> [Requirements]: Starting at the top of the listing, extract every line up to and including the one with "import plotly.graph_objects as go". Pictures stay out of the copy.

> [Provided data]:
START
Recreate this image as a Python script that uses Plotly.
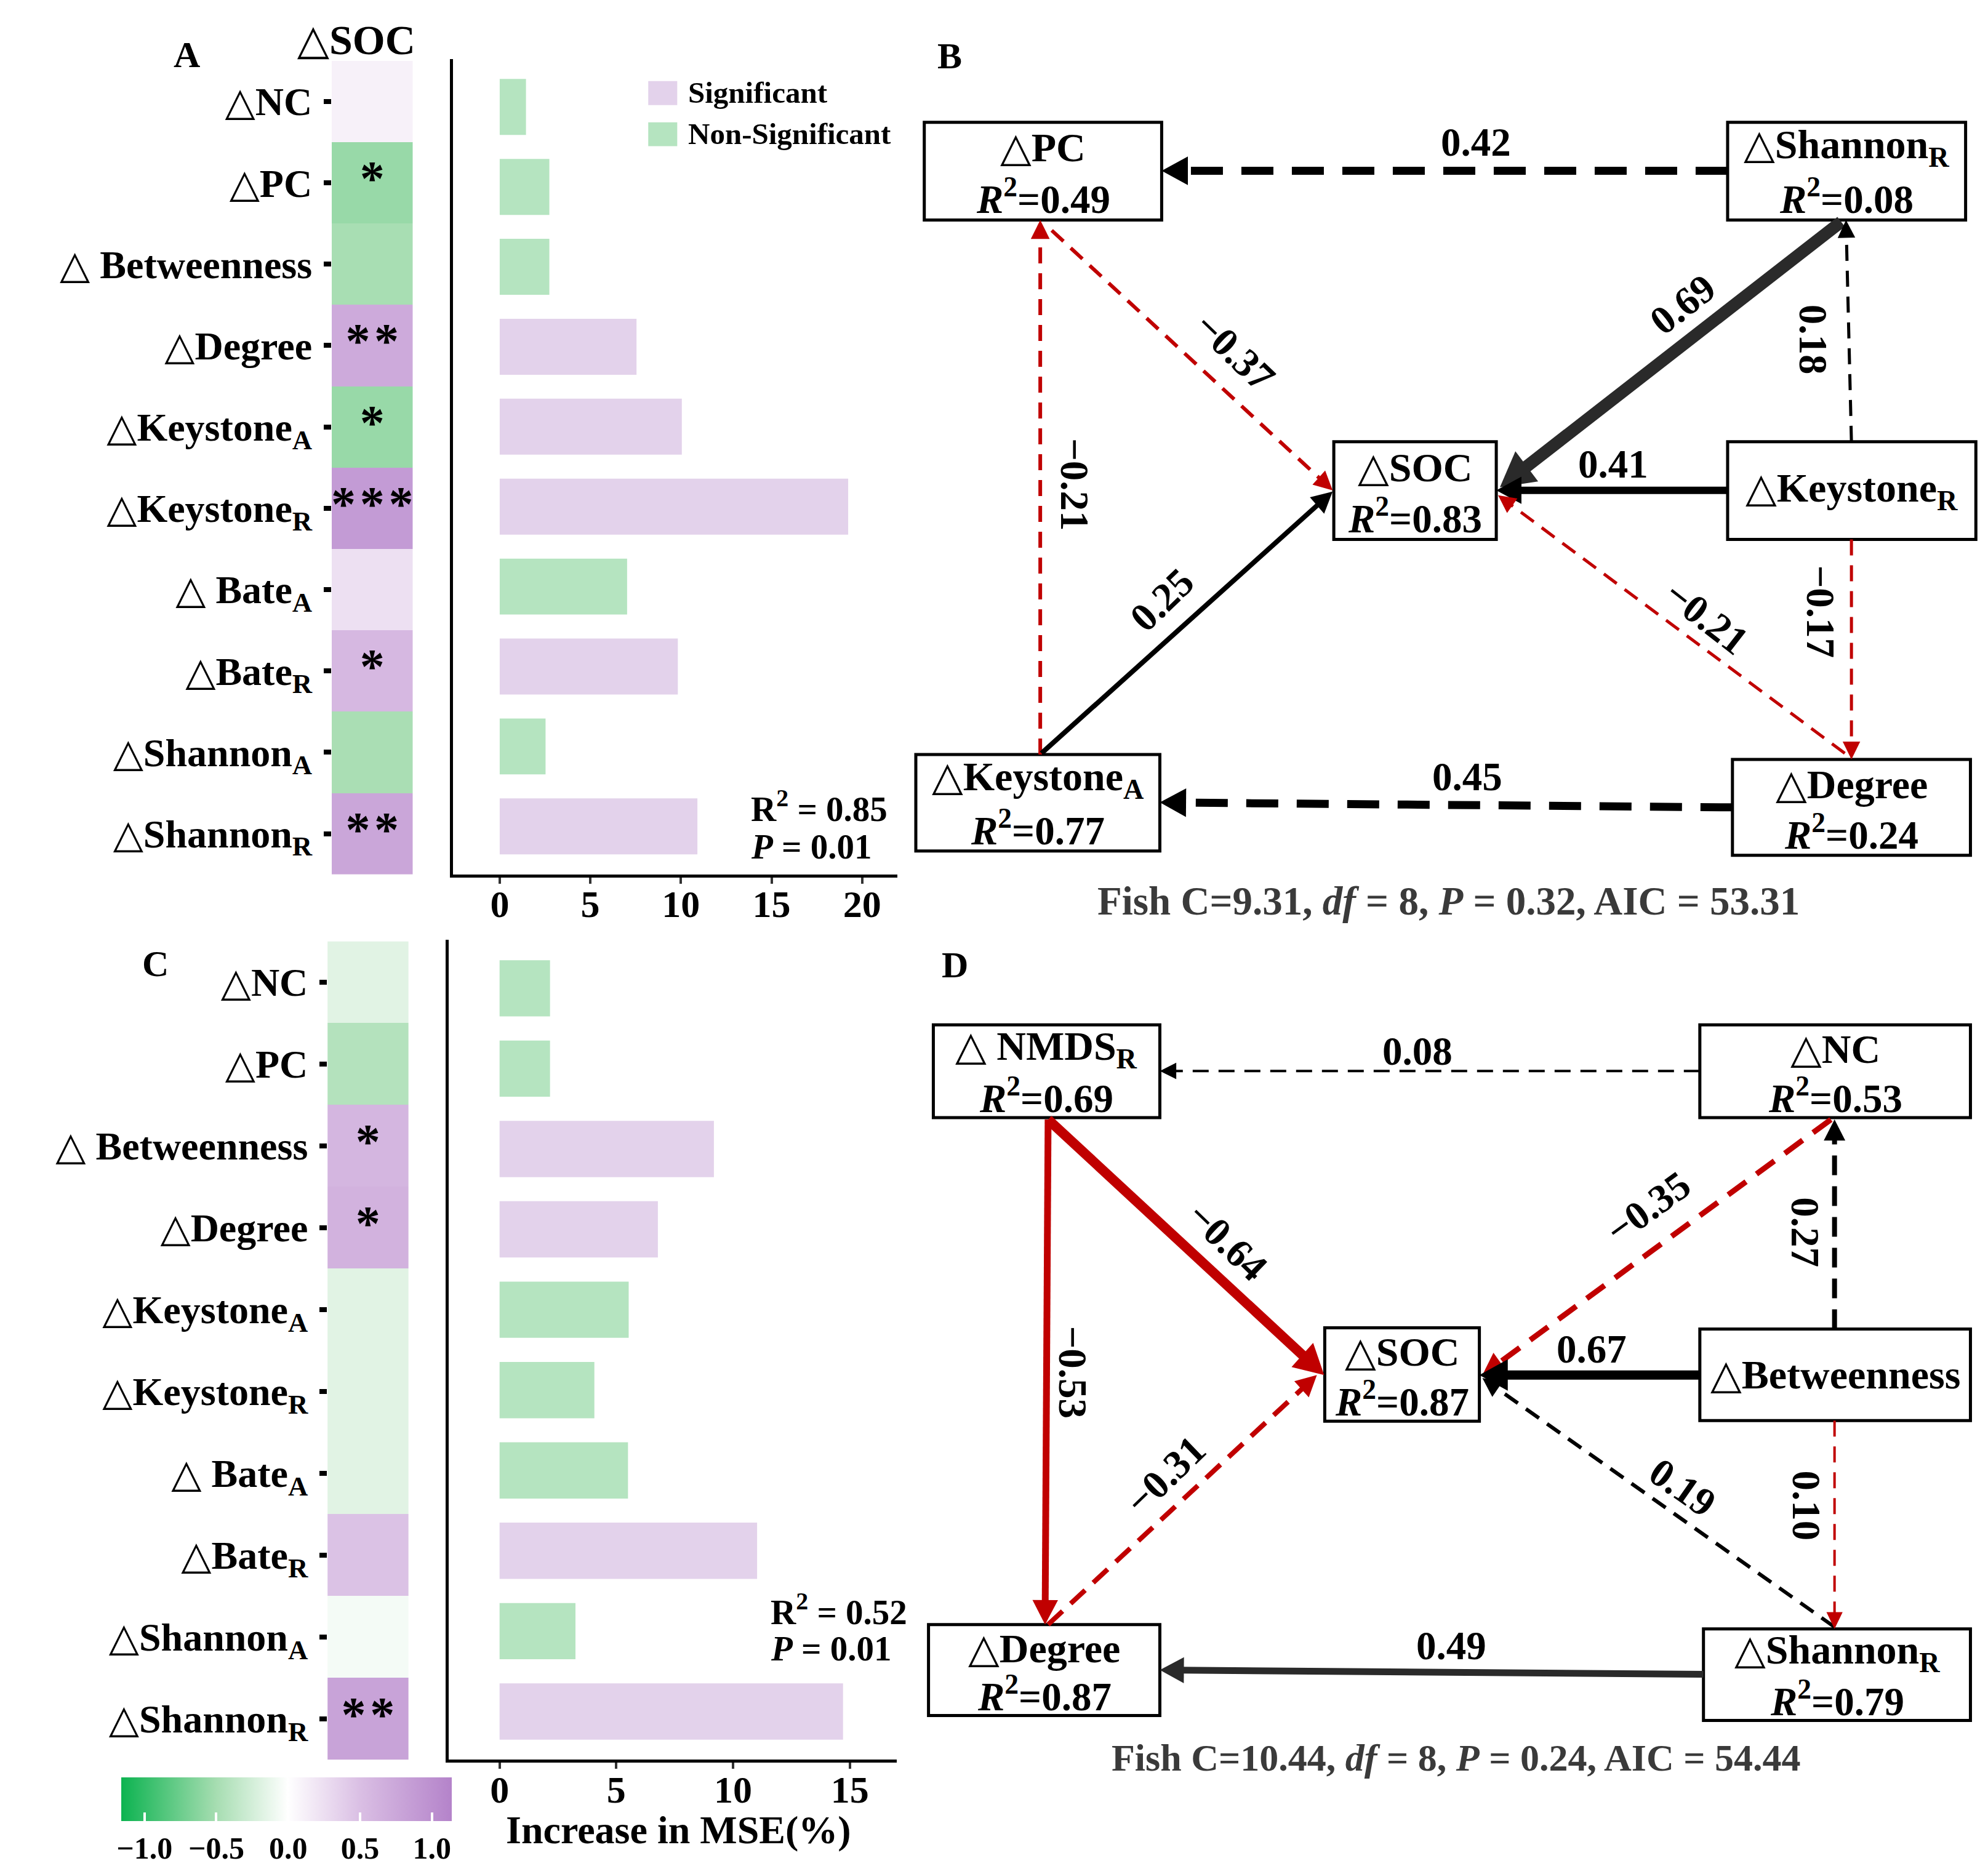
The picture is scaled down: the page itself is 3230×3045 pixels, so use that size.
import math
import plotly.graph_objects as go

W, H = 3230, 3045
OFF = 8  # page body margin of the browser; coordinates below are reference pixels

# ------------------------------------------------------------------ data
ROWS = ["△NC", "△PC", "△ Betweenness", "△Degree", "△Keystone<sub>A</sub>",
        "△Keystone<sub>R</sub>", "△ Bate<sub>A</sub>", "△Bate<sub>R</sub>",
        "△Shannon<sub>A</sub>", "△Shannon<sub>R</sub>"]
HEAT_COL = ["△SOC"]

A_CORR = [0.11, -0.56, -0.49, 0.72, -0.56, 0.88, 0.24, 0.57, -0.48, 0.77]
A_STARS = ["", "*", "", "**", "*", "***", "", "*", "", "**"]
A_MSE = [1.45, 2.74, 2.74, 7.55, 10.05, 19.23, 7.03, 9.83, 2.53, 10.91]
A_SIG = ["Non-Significant", "Non-Significant", "Non-Significant", "Significant",
         "Significant", "Significant", "Non-Significant", "Significant",
         "Non-Significant", "Significant"]
A_R2, A_P = 0.85, 0.01

C_CORR = [-0.17, -0.42, 0.60, 0.64, -0.17, -0.17, -0.17, 0.48, -0.06, 0.80]
C_STARS = ["", "", "*", "*", "", "", "", "", "", "**"]
C_MSE = [2.16, 2.16, 9.18, 6.78, 5.53, 4.06, 5.50, 11.03, 3.25, 14.71]
C_SIG = ["Non-Significant", "Non-Significant", "Significant", "Significant",
         "Non-Significant", "Non-Significant", "Non-Significant", "Significant",
         "Non-Significant", "Significant"]
C_R2, C_P = 0.52, 0.01

SIG_LEVELS = ["Significant", "Non-Significant"]
MSE_TICKS_A = [0, 5, 10, 15, 20]
MSE_TICKS_C = [0, 5, 10, 15]
CBAR_TICKS = [-1.0, -0.5, 0.0, 0.5, 1.0]
X_TITLE = "Increase in MSE(%)"

# path model B
B_NODES = ["△PC", "△Shannon<sub>R</sub>", "△SOC", "△Keystone<sub>R</sub>",
           "△Keystone<sub>A</sub>", "△Degree"]
B_R2 = [0.49, 0.08, 0.83, None, 0.77, 0.24]
B_FROM = [1, 1, 3, 3, 3, 5, 0, 4, 4, 5]
B_TO = [0, 2, 1, 2, 5, 2, 2, 0, 2, 4]
B_COEF = [0.42, 0.69, 0.18, 0.41, -0.17, -0.21, -0.37, -0.21, 0.25, 0.45]
B_SIGNIF = [False, True, False, True, False, False, False, False, True, False]
B_FIT = [9.31, 8, 0.32, 53.31]   # Fisher C, df, P, AIC

# path model D
D_NODES = ["△ NMDS<sub>R</sub>", "△NC", "△SOC", "△Betweenness", "△Degree",
           "△Shannon<sub>R</sub>"]
D_R2 = [0.69, 0.53, 0.87, None, 0.87, 0.79]
D_FROM = [1, 0, 0, 4, 1, 3, 3, 5, 3, 5]
D_TO = [0, 2, 4, 2, 2, 1, 2, 2, 5, 4]
D_COEF = [0.08, -0.64, -0.53, -0.31, -0.35, 0.27, 0.67, 0.19, 0.10, 0.49]
D_SIGNIF = [False, True, True, False, False, False, True, False, False, True]
D_FIT = [10.44, 8, 0.24, 54.44]

# ------------------------------------------------------------------ layout / style
FONT = "Liberation Serif, Times New Roman, DejaVu Serif, serif"
SIG_COLORS = {"Significant": "#E3D2EB", "Non-Significant": "#B5E4C0"}
RED, BLACK, DARK = "#C00000", "#000000", "#2A2A2A"
ZMIN, ZMAX = -1.16, 1.14
FW, FH = W - OFF, H - OFF


def nz(v):
    return (v - ZMIN) / (ZMAX - ZMIN)


CSCALE = [[0, "#0CB350"], [nz(-0.5), "#A6DDB1"], [nz(0), "#FFFFFF"],
          [nz(0.5), "#DABFE4"], [1, "#B483CA"]]


def px(x):
    return (x - OFF) / FW


def py(y):
    return 1 - (y - OFF) / FH


# node boxes (reference pixels) for the diagrams
B_BOX = [(1473, 199, 1866, 358), (2803, 199, 3197, 358), (2151, 719, 2420, 878),
         (2803, 719, 3214, 878), (1459, 1228, 1863, 1385), (2811, 1236, 3205, 1392)]
D_BOX = [(1488, 1668, 1863, 1819), (2757, 1668, 3205, 1819), (2136, 2161, 2392, 2313),
         (2757, 2163, 3205, 2312), (1480, 2644, 1863, 2792), (2763, 2651, 3205, 2800)]

# edge geometry: start, tip, colour, width, label pos, label angle
B_GEOM = [
    ((2803, 278), (1866, 278), BLACK, 13, (2386, 231), 0),
    ((2991, 361), (2426, 793), DARK, 20, (2729, 495), -38),
    ((3008, 719), (2999, 358), BLACK, 5, (2945, 553), 90),
    ((2803, 798), (2420, 798), BLACK, 12, (2614, 755), 0),
    ((3008, 878), (3008, 1236), RED, 5, (2957, 995), 90),
    ((2997, 1226), (2423, 806), RED, 5, (2768, 1005), 38),
    ((1684, 375), (2149, 798), RED, 6, (1987, 572), 44),
    ((1665, 1228), (1665, 358), RED, 6, (1722, 788), 90),
    ((1667, 1226), (2149, 800), BLACK, 8, (1867, 976), -44),
    ((2811, 1314), (1863, 1306), BLACK, 13, (2372, 1264), 0),
]
D_GEOM = [
    ((2757, 1743), (1863, 1743), BLACK, 4, (2289, 1711), 0),
    ((1678, 1822), (2135, 2238), RED, 16, (1975, 2020), 44),
    ((1678, 1822), (1673, 2644), RED, 11, (1718, 2233), 90),
    ((1678, 2644), (2123, 2238), RED, 8, (1872, 2401), -44),
    ((2974, 1822), (2397, 2238), RED, 9, (2671, 1965), -36),
    ((2980, 2163), (2980, 1822), BLACK, 8, (2932, 2005), 90),
    ((2757, 2238), (2392, 2238), BLACK, 15, (2578, 2196), 0),
    ((2980, 2648), (2397, 2243), BLACK, 6, (2729, 2421), 35),
    ((2980, 2312), (2980, 2651), RED, 4, (2934, 2450), 90),
    ((2763, 2725), (1863, 2718), DARK, 11, (2346, 2678), 0),
]

fig = go.Figure()

# ------------------------------------------------------------------ heatmaps + stars
for corr, stars, xa, ya, show in [(A_CORR, A_STARS, "x", "y", False),
                                  (C_CORR, C_STARS, "x3", "y3", True)]:
    hm = go.Heatmap(
        z=[[v] for v in corr], x=HEAT_COL, y=ROWS,
        colorscale=CSCALE, zmin=ZMIN, zmax=ZMAX, showscale=show,
        xaxis=xa, yaxis=ya, hoverinfo="skip")
    if show:
        hm.colorbar = dict(orientation="h", x=px(417.5), xanchor="center",
                           y=py(2893), yanchor="top", len=537, lenmode="pixels",
                           thickness=71, thicknessmode="pixels", outlinewidth=0,
                           tickvals=CBAR_TICKS,
                           ticktext=[f"{t:.1f}".replace("-", "−") for t in CBAR_TICKS],
                           ticks="inside", ticklen=14, tickwidth=4, tickcolor="white",
                           tickfont=dict(size=50, family=FONT, color="black"),
                           xpad=0, ypad=0)
    fig.add_trace(hm)
    keep = [i for i, s in enumerate(stars) if s]
    fig.add_trace(go.Scatter(
        x=[HEAT_COL[0]] * len(keep), y=[ROWS[i] for i in keep],
        text=["\u200a".join(stars[i]) for i in keep], mode="text",
        textfont=dict(size=80, color="black", family=FONT),
        textposition="middle center",
        xaxis=xa, yaxis=ya, hoverinfo="skip", showlegend=False))

# ------------------------------------------------------------------ bars
for mse, sig, xa, ya in [(A_MSE, A_SIG, "x2", "y2"), (C_MSE, C_SIG, "x4", "y4")]:
    fig.add_trace(go.Bar(
        x=mse, y=ROWS, orientation="h", width=0.7,
        marker=dict(color=[SIG_COLORS[s] for s in sig], line=dict(width=0)),
        xaxis=xa, yaxis=ya, hoverinfo="skip", showlegend=False))

# canvas trace for the path diagrams (node centres)
cx = [(b[0] + b[2]) / 2 for b in B_BOX + D_BOX]
cy = [(b[1] + b[3]) / 2 for b in B_BOX + D_BOX]
fig.add_trace(go.Scatter(x=cx, y=cy, mode="markers", marker=dict(size=1, opacity=0),
                         xaxis="x5", yaxis="y5", hoverinfo="skip", showlegend=False))

# ------------------------------------------------------------------ axes
tickfont = dict(size=64, family=FONT, color="black")
yheat = dict(categoryorder="array", categoryarray=ROWS, autorange="reversed",
             ticks="outside", ticklen=12, tickwidth=8, tickcolor="black",
             tickfont=tickfont, showgrid=False, zeroline=False, showline=False,
             ticklabelstandoff=6)
ybar = dict(categoryorder="array", categoryarray=ROWS, range=[9.6, -0.6],
            showticklabels=False, ticks="", showgrid=False, zeroline=False,
            showline=True, linecolor="black", linewidth=5)
xbar = dict(ticks="outside", ticklen=10, tickwidth=4, tickcolor="#333333",
            tickfont=dict(size=62, family=FONT, color="black"), showgrid=False,
            zeroline=False, showline=True, linecolor="black", linewidth=5,
            ticklabelstandoff=-20)

fig.update_layout(
    xaxis=dict(domain=[px(492), px(626)], anchor="y", side="top", ticks="",
               tickfont=dict(size=68, family=FONT, color="black"),
               ticklabelshift=-26, ticklabelstandoff=-4,
               showgrid=False, zeroline=False),
    yaxis=dict(domain=[py(1423), py(99)], anchor="x", **yheat),
    xaxis2=dict(domain=[px(693), px(1428)], anchor="y2", range=[-2.57, 21.93],
                tickvals=MSE_TICKS_A, **xbar),
    yaxis2=dict(domain=[py(1423), py(96)], anchor="x2", **ybar),
    xaxis3=dict(domain=[px(485), px(619)], anchor="y3", showticklabels=False,
                ticks="", showgrid=False, zeroline=False),
    yaxis3=dict(domain=[py(2864), py(1532)], anchor="x3", **yheat),
    xaxis4=dict(domain=[px(686), px(1427)], anchor="y4", range=[-2.17, 17.0],
                tickvals=MSE_TICKS_C, **xbar),
    yaxis4=dict(domain=[py(2864), py(1530)], anchor="x4", **ybar),
    xaxis5=dict(domain=[0, 1], anchor="y5", range=[OFF, W], visible=False),
    yaxis5=dict(domain=[0, 1], anchor="x5", range=[H, OFF], visible=False),
)

ann = []
shapes = []


def text(x, y, s, size=62, xanchor="center", angle=0, color="black"):
    ann.append(dict(x=x, y=y, xref="x5", yref="y5", text=s, showarrow=False,
                    xanchor=xanchor, yanchor="middle", textangle=angle,
                    font=dict(size=size, family=FONT, color=color, weight="bold")))


# panel letters
for letter, (x, y) in zip("ABCD", [(252, 89), (1515, 91), (200, 1569), (1524, 1571)]):
    text(x, y, letter, size=60)

# x-axis title of the lower bar chart
text(1066, 2978, X_TITLE, size=64)

# legend (manual)
for i, lev in enumerate(SIG_LEVELS):
    y0 = 132 + i * 67
    shapes.append(dict(type="rect", xref="x5", yref="y5", x0=1016, x1=1064, y0=y0,
                       y1=y0 + 39, fillcolor=SIG_COLORS[lev], line=dict(width=0)))
    text(1080, y0 + 19, lev, size=49, xanchor="left")

# R2 / P texts
text(1184, 1312, f"R<sup>2</sup> = {A_R2:.2f}", size=57, xanchor="left")
text(1184, 1378, f"<i>P</i> = {A_P:.2f}", size=57, xanchor="left")
text(1216, 2619, f"R<sup>2</sup> = {C_R2:.2f}", size=57, xanchor="left")
text(1216, 2683, f"<i>P</i> = {C_P:.2f}", size=57, xanchor="left")


def fmt(c):
    return f"{c:.2f}".replace("-", "−")


def draw_diagram(nodes, r2, boxes, coef, signif, geom, fit, cap_xy, cap_size):
    for name, r, (x0, y0, x1, y1) in zip(nodes, r2, boxes):
        shapes.append(dict(type="rect", xref="x5", yref="y5", x0=x0, y0=y0, x1=x1, y1=y1,
                           line=dict(color="black", width=5), fillcolor="rgba(0,0,0,0)"))
        xc = (x0 + x1) / 2
        h = y1 - y0
        if r is None:
            text(xc, (y0 + y1) / 2, name, size=66)
        else:
            text(xc, y0 + 0.26 * h, name, size=66)
            text(xc, y0 + 0.76 * h, f"<i>R</i><sup>2</sup>={r:.2f}", size=65)
    for c, solid, g in zip(coef, signif, geom):
        (sx, sy), (tx, ty), col, wd, (lx, ly), ang = g
        dx, dy = tx - sx, ty - sy
        d = math.hypot(dx, dy)
        ux, uy = dx / d, dy / d
        L = 20 + 1.8 * wd
        hw = 9 + 1.1 * wd
        bx, by = tx - ux * L, ty - uy * L
        ex, ey = tx - ux * L * 0.8, ty - uy * L * 0.8
        dash = "solid" if solid else f"{max(26, 4 * wd):.0f}px,{max(16, 2.3 * wd):.0f}px"
        shapes.append(dict(type="line", xref="x5", yref="y5", x0=sx, y0=sy, x1=ex, y1=ey,
                           line=dict(color=col, width=wd, dash=dash)))
        nx, ny = -uy, ux
        path = (f"M {tx},{ty} L {bx + nx * hw},{by + ny * hw} "
                f"L {bx - nx * hw},{by - ny * hw} Z")
        shapes.append(dict(type="path", xref="x5", yref="y5", path=path,
                           fillcolor=col, line=dict(width=0)))
        text(lx, ly, fmt(c), size=65, angle=ang)
    fc, df, p, aic = fit
    text(cap_xy[0], cap_xy[1],
         f"Fish C={fc:.2f}, <i>df</i> = {df}, <i>P</i> = {p:.2f}, AIC = {aic:.2f}",
         size=cap_size, color="#3A3A3A")


draw_diagram(B_NODES, B_R2, B_BOX, B_COEF, B_SIGNIF, B_GEOM, B_FIT, (2341, 1466), 65)
draw_diagram(D_NODES, D_R2, D_BOX, D_COEF, D_SIGNIF, D_GEOM, D_FIT, (2354, 2861), 62)

fig.update_layout(
    width=FW, height=FH, autosize=False,
    margin=dict(l=0, r=0, t=0, b=0, pad=0),
    paper_bgcolor="white", plot_bgcolor="rgba(0,0,0,0)",
    font=dict(family=FONT, color="black", weight="bold"),
    showlegend=False, annotations=ann, shapes=shapes,
)

fig.write_html("out.html")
END
> [Exercise output]:
Recreate this image as a Python script that uses Plotly.
The picture is scaled down: the page itself is 3230×3045 pixels, so use that size.
import math
import plotly.graph_objects as go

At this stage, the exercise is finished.